◆ Provided material
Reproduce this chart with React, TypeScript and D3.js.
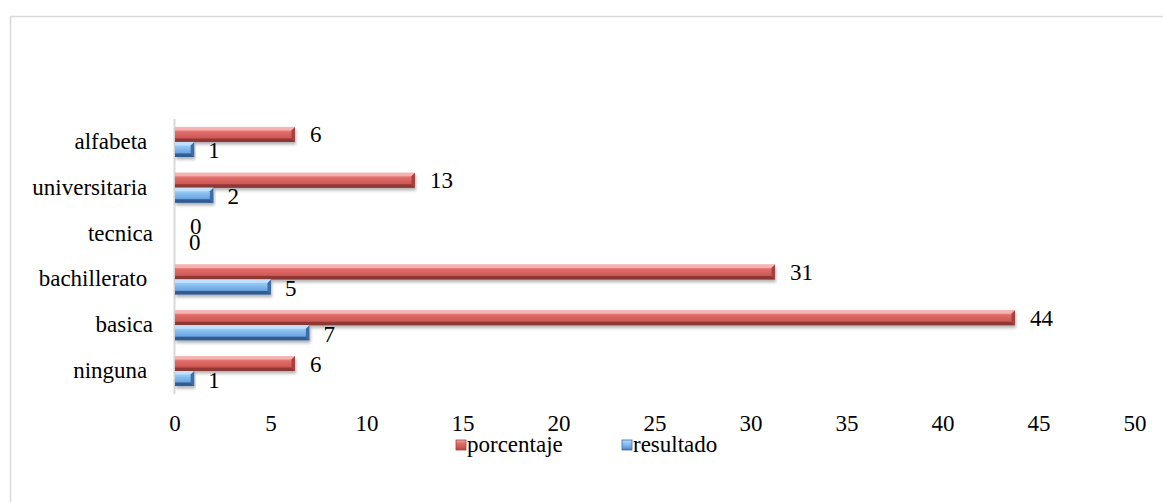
import React from "react";
import * as d3 from "d3";

const categories = ["alfabeta ", "universitaria ", "tecnica", "bachillerato ", "basica", "ninguna "];
const porcentaje = [6.25, 12.5, 0, 31.25, 43.75, 6.25];
const porcentajeLabels = ["6", "13", "0", "31", "44", "6"];
const resultado = [1, 2, 0, 5, 7, 1];
const resultadoLabels = ["1", "2", "0", "5", "7", "1"];
const xTicks = [0, 5, 10, 15, 20, 25, 30, 35, 40, 45, 50];
const seriesNames = ["porcentaje", "resultado"];

const W = 1163;
const H = 502;
const FS = 23;

const x = d3.scaleLinear().domain([0, 50]).range([175, 1135]);
const y = d3.scaleBand<string>().domain(categories).range([119, 394]).paddingInner(0).paddingOuter(0);
const BAR_H = 15;

const palettes = {
  red: { light: "#f6b8b6", dark: "#8a3533", side: "#a5423f" },
  blue: { light: "#c4e3ff", dark: "#2c578a", side: "#3d6ca6" },
};

const textStyle = { fontFamily: "Liberation Serif", fontSize: FS };

function Bar({ x0, x1, y0, h, pal, id }: { x0: number; x1: number; y0: number; h: number; pal: any; id: string }) {
  const w = x1 - x0;
  if (w <= 0) return null;
  const b = Math.min(3.5, w / 3);
  const y1 = y0 + h;
  return (
    <g filter="url(#shadow)">
      <rect x={x0} y={y0} width={w} height={h} fill={`url(#grad-${id})`} />
      <polygon points={`${x0},${y0} ${x1},${y0} ${x1 - b},${y0 + b} ${x0},${y0 + b}`} fill={pal.light} opacity={0.85} />
      <polygon points={`${x0},${y1} ${x1},${y1} ${x1 - b},${y1 - b} ${x0},${y1 - b}`} fill={pal.dark} opacity={0.9} />
      <polygon points={`${x1},${y0} ${x1},${y1} ${x1 - b},${y1 - b} ${x1 - b},${y0 + b}`} fill={pal.side} />
    </g>
  );
}

export default function App() {
  return (
    <svg width={W} height={H} style={{ position: "absolute", left: 0, top: 0 }}>
      <defs>
        <filter id="shadow" x="-5%" y="-50%" width="110%" height="220%">
          <feDropShadow dx="1" dy="2.5" stdDeviation="1.5" floodColor="#000" floodOpacity="0.3" />
        </filter>
        <linearGradient id="grad-red" x1="0" y1="0" x2="0" y2="1">
          <stop offset="0" stopColor="#f3a9a7" />
          <stop offset="0.35" stopColor="#e06b68" />
          <stop offset="0.7" stopColor="#cf5a57" />
          <stop offset="1" stopColor="#b34744" />
        </linearGradient>
        <linearGradient id="grad-blue" x1="0" y1="0" x2="0" y2="1">
          <stop offset="0" stopColor="#b6dcfb" />
          <stop offset="0.35" stopColor="#8cc3f2" />
          <stop offset="0.7" stopColor="#6fa6e2" />
          <stop offset="1" stopColor="#4a7dbd" />
        </linearGradient>
      </defs>
      <rect x={10.5} y={16.5} width={W + 20} height={H + 20} fill="none" stroke="#d9d9d9" strokeWidth={1.5} />
      <line x1={174.5} x2={174.5} y1={y.range()[0]} y2={y.range()[1]} stroke="#d9d9d9" strokeWidth={2} />
      {categories.map((c, i) => {
        const yc = (y(c) as number) + y.bandwidth() / 2;
        return (
          <g key={c}>
            <text x={153} y={yc + 7} textAnchor="end" xmlSpace="preserve" style={textStyle} fill="#000">
              {c}
            </text>
            <Bar x0={x(0)} x1={x(porcentaje[i])} y0={yc - BAR_H} h={BAR_H} pal={palettes.red} id="red" />
            <Bar x0={x(0)} x1={x(resultado[i])} y0={yc} h={BAR_H} pal={palettes.blue} id="blue" />
            <text x={x(porcentaje[i]) + 15} y={yc - BAR_H / 2 + 8} style={textStyle} fill="#000">
              {porcentajeLabels[i]}
            </text>
            <text x={x(resultado[i]) + 14} y={yc + BAR_H / 2 + 9} style={textStyle} fill="#000">
              {resultadoLabels[i]}
            </text>
          </g>
        );
      })}
      {xTicks.map((t) => (
        <text key={t} x={x(t)} y={431} textAnchor="middle" style={textStyle} fill="#000">
          {t}
        </text>
      ))}
      <g>
        <rect x={456} y={440} width={10} height={10} fill="url(#grad-red)" stroke="#a5423f" strokeWidth={0.8} />
        <text x={467} y={452} style={textStyle} fill="#000">{seriesNames[0]}</text>
        <rect x={622} y={440} width={10} height={10} fill="url(#grad-blue)" stroke="#3d6ca6" strokeWidth={0.8} />
        <text x={633} y={452} style={textStyle} fill="#000">{seriesNames[1]}</text>
      </g>
    </svg>
  );
}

◆ Work to do
Look through the material and copy each line that has "React".

◆ The result
Reproduce this chart with React, TypeScript and D3.js.
import React from "react";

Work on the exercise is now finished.